Your task is to print exactly the lines from the line that contains "What matplotlib code" through the line that contains "plt.rcParams['font.family'] = ['Liberation", with pictures left out.

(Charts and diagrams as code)
********************

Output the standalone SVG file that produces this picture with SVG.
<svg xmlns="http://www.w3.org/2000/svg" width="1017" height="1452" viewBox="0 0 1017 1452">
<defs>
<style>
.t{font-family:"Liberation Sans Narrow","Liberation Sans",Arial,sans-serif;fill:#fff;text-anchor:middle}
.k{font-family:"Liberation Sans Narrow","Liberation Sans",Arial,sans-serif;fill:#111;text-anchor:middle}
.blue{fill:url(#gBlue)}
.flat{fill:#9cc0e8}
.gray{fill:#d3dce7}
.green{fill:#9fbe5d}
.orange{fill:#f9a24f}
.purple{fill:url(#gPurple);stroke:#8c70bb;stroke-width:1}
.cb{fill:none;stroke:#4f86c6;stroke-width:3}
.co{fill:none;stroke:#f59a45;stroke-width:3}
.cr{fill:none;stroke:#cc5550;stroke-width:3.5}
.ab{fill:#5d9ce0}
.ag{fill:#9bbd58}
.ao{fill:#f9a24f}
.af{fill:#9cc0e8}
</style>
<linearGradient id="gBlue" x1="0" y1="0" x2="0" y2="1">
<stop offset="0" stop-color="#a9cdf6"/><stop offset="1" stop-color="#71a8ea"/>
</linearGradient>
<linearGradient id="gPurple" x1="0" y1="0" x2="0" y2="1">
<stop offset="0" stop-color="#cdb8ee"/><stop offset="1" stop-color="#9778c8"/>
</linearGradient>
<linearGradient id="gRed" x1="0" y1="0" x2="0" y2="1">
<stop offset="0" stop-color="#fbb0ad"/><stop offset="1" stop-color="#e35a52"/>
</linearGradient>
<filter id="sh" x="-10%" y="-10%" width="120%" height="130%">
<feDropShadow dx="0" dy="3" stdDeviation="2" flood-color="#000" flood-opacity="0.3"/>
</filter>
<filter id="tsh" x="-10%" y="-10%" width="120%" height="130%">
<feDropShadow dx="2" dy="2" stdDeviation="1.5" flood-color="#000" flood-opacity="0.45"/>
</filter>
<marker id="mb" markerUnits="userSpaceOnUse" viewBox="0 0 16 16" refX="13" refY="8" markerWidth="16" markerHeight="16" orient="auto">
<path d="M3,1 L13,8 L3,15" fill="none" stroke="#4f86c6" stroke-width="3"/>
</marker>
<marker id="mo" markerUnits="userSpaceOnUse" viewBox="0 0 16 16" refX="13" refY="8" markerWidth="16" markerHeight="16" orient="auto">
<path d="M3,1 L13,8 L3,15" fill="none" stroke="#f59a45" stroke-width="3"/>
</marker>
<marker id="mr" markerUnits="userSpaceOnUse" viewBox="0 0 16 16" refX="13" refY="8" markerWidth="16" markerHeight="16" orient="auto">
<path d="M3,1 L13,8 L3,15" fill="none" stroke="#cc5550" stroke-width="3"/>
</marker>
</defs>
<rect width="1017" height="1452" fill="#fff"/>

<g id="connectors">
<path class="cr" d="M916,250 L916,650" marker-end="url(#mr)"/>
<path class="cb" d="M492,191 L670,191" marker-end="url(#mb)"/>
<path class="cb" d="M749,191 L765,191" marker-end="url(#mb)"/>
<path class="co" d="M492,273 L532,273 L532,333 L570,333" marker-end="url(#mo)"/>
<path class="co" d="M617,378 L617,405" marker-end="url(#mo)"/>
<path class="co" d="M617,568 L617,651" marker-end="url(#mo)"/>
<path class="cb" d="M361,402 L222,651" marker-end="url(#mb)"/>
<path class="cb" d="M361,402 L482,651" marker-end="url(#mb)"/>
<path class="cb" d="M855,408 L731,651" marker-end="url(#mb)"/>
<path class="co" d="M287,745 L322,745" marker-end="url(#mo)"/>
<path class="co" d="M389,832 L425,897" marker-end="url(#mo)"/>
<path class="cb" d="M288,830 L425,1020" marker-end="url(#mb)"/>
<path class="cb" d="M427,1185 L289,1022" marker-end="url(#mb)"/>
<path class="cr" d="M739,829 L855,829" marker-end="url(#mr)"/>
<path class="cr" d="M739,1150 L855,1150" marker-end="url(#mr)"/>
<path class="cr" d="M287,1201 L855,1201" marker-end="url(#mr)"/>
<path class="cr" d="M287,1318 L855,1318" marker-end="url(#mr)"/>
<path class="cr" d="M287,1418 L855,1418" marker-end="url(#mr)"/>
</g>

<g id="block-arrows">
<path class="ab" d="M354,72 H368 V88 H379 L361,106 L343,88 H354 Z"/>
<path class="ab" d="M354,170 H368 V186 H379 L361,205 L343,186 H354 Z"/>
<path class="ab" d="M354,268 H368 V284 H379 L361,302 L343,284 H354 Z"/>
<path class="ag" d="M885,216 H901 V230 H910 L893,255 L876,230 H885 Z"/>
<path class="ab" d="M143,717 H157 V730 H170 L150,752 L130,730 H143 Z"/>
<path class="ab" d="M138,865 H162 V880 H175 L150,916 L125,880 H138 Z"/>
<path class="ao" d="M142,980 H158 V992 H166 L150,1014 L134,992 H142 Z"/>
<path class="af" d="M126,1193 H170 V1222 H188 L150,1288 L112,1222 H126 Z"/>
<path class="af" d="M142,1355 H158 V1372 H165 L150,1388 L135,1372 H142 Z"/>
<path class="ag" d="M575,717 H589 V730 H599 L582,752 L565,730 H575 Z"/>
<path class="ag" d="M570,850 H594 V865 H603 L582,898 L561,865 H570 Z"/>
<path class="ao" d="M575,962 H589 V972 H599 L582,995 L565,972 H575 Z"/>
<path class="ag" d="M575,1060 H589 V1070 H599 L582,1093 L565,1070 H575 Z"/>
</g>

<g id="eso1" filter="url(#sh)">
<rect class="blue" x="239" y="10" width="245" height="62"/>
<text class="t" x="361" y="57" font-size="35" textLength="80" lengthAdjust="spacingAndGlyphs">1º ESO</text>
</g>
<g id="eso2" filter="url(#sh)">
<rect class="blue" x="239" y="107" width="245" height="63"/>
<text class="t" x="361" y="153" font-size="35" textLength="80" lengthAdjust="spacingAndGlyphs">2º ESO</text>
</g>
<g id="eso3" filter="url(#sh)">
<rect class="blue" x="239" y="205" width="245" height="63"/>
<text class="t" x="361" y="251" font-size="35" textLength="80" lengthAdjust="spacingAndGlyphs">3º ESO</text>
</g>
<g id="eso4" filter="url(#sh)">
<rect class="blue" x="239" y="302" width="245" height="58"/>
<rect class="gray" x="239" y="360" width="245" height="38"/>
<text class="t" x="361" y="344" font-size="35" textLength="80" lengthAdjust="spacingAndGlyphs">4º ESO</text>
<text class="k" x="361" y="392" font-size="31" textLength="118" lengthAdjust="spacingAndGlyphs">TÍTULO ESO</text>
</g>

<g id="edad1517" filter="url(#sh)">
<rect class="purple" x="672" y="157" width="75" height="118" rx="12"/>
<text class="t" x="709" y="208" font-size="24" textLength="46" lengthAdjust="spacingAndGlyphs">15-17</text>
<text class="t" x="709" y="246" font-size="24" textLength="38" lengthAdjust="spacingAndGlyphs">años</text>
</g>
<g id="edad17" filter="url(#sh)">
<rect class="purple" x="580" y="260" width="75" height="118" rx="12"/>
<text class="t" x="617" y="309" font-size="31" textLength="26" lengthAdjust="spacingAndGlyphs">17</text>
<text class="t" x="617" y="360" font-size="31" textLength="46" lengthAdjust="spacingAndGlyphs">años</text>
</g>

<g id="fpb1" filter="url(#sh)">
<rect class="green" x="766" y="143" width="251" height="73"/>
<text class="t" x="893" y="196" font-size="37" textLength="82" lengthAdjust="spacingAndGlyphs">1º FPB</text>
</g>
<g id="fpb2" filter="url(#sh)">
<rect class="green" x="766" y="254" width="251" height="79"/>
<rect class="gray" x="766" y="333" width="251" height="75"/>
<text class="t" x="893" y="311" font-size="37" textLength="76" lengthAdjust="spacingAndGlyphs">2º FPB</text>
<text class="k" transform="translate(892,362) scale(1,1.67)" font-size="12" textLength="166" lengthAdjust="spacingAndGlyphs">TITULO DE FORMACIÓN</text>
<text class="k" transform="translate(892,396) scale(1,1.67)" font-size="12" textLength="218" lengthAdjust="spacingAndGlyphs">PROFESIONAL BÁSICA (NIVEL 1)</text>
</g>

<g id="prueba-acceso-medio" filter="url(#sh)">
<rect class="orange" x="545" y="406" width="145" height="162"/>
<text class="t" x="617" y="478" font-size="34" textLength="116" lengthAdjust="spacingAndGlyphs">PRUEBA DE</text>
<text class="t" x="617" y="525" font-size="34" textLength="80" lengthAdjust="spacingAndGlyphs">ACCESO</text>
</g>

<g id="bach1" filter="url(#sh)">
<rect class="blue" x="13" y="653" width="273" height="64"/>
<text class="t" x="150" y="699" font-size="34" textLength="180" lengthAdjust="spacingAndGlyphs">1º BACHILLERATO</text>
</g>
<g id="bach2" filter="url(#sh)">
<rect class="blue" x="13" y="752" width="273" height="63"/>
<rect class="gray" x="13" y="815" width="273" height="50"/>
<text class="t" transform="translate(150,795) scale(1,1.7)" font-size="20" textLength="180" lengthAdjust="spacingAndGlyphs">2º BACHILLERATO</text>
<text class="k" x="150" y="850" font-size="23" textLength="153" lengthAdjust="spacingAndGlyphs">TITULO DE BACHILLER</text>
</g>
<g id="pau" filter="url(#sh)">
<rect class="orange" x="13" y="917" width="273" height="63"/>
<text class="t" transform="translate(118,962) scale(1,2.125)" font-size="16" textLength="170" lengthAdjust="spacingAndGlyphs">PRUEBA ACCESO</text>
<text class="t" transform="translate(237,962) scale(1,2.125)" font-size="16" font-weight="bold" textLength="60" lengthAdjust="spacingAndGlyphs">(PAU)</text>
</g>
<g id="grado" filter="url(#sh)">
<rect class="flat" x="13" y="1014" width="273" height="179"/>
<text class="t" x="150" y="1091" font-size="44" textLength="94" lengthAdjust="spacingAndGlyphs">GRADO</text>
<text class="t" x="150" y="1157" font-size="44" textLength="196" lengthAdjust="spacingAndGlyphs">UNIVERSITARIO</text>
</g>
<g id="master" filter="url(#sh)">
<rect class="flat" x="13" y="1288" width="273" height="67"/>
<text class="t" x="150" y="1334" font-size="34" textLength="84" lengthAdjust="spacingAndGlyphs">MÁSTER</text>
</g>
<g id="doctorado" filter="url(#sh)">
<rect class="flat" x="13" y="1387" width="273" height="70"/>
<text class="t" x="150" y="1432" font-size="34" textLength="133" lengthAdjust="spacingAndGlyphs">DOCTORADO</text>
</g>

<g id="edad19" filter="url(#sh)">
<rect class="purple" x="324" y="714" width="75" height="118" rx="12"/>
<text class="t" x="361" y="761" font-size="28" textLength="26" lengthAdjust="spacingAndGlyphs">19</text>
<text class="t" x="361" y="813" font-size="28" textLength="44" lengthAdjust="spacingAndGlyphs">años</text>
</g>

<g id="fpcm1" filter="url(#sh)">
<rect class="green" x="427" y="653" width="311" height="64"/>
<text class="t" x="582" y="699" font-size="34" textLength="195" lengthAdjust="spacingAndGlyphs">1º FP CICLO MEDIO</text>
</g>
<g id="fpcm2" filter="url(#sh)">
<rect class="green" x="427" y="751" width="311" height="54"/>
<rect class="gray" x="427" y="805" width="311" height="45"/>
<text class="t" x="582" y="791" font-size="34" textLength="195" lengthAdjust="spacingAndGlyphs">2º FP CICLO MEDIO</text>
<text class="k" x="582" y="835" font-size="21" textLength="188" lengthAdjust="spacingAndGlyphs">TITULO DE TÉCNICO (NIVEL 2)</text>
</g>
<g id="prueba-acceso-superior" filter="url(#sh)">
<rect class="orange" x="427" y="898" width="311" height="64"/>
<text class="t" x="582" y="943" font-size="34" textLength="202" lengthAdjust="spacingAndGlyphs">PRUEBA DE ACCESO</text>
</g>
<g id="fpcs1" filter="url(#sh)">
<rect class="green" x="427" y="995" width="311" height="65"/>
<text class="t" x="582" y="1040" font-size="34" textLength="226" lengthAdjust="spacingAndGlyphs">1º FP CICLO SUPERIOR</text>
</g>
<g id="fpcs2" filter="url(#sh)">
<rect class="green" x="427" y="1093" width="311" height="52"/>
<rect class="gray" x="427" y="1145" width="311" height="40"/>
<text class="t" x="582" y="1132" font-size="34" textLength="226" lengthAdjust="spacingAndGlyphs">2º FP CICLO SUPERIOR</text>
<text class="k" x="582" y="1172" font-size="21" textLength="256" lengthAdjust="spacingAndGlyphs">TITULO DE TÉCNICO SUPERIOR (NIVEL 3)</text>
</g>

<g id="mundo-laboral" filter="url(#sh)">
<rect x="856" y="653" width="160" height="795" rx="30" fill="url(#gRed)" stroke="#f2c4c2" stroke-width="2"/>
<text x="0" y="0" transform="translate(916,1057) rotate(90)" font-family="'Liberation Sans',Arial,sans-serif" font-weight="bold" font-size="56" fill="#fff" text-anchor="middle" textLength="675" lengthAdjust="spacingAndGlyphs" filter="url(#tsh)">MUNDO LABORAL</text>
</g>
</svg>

********************

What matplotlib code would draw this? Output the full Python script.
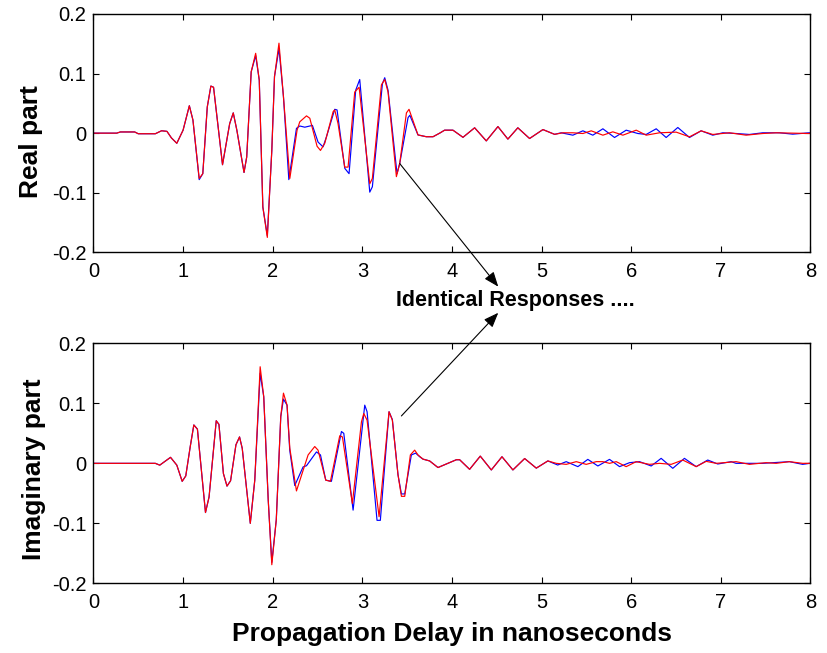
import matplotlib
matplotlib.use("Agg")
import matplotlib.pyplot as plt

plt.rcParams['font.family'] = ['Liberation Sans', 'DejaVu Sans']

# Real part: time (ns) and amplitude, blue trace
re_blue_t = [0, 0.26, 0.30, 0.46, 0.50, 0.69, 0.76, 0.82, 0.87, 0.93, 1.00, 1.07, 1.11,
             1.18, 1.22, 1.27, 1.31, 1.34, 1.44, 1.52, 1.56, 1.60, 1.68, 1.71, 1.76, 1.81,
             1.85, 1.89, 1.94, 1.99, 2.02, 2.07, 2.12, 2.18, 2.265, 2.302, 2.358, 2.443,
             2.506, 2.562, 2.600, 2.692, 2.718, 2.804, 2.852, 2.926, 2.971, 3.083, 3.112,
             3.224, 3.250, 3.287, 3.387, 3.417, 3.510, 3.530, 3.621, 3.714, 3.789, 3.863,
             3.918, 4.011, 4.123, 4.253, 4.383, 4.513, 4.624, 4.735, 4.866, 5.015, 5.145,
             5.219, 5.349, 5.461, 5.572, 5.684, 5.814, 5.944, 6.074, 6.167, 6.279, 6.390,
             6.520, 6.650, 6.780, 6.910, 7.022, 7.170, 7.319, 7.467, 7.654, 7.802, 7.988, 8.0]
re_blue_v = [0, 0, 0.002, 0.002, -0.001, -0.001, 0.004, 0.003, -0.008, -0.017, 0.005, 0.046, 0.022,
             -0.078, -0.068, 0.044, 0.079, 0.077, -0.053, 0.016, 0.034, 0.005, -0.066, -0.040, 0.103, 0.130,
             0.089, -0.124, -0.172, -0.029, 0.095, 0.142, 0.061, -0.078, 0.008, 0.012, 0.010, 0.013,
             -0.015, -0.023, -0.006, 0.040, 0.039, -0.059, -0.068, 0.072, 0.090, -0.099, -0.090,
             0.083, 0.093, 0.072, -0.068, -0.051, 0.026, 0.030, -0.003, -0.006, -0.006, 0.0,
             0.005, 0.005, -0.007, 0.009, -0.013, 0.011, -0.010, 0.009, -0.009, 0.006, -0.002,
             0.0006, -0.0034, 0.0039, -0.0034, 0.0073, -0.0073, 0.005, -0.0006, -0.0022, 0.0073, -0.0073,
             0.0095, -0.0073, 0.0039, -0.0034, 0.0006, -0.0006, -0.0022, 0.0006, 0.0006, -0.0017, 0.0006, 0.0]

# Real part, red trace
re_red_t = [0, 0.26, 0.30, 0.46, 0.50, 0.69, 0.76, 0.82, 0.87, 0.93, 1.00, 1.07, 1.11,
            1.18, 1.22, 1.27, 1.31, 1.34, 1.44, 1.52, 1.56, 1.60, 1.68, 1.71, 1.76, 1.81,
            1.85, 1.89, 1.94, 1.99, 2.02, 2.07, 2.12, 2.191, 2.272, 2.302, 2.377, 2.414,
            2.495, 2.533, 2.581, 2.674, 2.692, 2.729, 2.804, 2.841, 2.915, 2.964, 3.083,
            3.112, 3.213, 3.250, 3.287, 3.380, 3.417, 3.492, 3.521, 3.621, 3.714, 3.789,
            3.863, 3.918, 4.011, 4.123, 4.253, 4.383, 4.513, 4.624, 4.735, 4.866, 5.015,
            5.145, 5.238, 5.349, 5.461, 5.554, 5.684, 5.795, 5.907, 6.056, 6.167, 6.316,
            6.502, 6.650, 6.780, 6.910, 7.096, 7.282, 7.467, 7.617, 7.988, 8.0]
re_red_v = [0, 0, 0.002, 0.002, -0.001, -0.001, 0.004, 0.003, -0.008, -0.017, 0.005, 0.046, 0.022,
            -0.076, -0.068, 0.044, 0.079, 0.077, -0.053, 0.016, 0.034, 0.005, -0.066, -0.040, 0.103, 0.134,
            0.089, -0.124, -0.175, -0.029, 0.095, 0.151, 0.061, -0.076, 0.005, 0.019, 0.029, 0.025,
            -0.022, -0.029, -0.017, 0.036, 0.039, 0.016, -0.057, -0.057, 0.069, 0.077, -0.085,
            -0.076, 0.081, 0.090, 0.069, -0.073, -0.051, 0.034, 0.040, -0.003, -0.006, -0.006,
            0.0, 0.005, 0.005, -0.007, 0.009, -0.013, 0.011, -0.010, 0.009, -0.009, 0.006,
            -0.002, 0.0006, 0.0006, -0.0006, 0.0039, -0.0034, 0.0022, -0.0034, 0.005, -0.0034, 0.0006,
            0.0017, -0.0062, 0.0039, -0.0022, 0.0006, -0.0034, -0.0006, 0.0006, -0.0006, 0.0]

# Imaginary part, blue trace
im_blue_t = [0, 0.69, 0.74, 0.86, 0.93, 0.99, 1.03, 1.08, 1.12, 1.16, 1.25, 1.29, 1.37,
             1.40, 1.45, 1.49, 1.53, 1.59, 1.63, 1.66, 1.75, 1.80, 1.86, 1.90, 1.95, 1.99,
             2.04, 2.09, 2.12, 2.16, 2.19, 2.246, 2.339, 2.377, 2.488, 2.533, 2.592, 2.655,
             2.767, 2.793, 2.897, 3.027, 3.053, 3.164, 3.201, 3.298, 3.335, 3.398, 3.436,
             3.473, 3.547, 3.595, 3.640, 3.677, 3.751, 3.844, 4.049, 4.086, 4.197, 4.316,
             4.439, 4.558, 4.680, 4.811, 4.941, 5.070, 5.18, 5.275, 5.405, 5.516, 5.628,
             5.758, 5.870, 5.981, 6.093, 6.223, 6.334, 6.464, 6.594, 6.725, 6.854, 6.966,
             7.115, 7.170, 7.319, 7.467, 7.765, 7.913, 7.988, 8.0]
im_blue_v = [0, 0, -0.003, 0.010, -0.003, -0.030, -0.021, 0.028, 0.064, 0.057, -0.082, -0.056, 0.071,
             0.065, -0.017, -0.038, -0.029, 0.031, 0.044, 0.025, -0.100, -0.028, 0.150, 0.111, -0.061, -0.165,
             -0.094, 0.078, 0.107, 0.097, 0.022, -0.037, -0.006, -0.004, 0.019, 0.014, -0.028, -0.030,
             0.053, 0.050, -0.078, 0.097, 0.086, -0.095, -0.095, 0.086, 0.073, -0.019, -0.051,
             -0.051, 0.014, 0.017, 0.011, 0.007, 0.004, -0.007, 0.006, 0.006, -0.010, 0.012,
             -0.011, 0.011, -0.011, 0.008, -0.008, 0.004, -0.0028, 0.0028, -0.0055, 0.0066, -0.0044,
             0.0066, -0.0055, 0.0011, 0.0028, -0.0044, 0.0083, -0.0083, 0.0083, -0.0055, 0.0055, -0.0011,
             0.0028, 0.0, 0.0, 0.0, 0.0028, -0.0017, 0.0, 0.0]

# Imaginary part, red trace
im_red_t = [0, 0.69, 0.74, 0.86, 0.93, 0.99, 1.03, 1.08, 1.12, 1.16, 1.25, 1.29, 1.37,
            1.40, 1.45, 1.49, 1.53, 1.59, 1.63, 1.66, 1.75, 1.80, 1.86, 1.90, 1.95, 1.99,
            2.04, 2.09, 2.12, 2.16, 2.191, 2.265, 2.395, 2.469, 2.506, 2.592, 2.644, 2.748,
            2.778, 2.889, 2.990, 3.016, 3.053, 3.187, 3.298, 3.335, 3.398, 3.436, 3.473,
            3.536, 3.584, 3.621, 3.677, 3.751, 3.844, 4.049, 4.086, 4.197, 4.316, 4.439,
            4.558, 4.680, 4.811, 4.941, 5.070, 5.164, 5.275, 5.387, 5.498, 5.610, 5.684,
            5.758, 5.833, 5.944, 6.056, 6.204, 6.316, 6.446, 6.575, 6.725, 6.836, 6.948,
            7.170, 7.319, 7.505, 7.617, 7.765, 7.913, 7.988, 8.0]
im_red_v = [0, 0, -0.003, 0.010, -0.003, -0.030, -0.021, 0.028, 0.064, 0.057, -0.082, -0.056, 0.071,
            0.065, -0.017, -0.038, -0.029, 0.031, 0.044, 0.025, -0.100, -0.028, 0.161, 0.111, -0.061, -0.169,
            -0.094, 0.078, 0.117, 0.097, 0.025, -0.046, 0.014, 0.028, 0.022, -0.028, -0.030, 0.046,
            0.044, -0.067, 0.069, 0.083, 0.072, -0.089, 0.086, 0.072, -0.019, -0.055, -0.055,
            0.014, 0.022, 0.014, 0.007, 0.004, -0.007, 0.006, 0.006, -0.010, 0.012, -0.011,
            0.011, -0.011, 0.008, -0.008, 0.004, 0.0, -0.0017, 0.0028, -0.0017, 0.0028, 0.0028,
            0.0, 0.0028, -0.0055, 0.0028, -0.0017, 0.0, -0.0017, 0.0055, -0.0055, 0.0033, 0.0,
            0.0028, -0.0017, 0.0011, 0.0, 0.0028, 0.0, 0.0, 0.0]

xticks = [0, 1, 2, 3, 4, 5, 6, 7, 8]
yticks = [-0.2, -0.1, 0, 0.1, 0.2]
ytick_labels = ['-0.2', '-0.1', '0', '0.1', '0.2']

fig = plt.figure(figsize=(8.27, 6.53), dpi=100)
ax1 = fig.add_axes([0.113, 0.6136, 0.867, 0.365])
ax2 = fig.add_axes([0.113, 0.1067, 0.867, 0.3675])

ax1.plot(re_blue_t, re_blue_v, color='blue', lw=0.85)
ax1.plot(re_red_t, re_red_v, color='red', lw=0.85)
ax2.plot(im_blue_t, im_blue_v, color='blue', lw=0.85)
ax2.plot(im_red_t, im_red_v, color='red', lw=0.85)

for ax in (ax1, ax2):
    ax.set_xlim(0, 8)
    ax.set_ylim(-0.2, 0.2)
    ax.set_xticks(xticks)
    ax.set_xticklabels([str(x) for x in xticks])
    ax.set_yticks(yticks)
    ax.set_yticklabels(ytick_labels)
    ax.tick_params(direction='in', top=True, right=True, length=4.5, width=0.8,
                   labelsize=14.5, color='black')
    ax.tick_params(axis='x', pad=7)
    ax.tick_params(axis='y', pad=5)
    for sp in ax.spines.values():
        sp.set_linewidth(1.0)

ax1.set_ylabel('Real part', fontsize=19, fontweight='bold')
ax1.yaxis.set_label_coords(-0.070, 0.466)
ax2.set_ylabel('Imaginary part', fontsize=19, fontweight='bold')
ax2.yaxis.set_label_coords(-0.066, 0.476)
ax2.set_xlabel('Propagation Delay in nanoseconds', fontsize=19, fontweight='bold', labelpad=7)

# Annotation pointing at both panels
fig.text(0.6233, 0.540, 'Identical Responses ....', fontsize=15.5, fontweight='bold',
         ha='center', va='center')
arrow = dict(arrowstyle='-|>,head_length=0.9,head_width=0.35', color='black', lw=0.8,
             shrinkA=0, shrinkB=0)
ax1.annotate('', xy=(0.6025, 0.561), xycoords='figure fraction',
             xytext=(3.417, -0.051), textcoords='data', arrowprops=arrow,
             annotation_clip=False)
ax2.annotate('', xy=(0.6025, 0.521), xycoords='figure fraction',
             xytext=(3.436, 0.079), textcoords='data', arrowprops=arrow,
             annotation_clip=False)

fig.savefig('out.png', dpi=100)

********************

Final result:
What matplotlib code would draw this? Output the full Python script.
import matplotlib
matplotlib.use("Agg")
import matplotlib.pyplot as plt

plt.rcParams['font.family'] = ['Liberation Sans', 'DejaVu Sans']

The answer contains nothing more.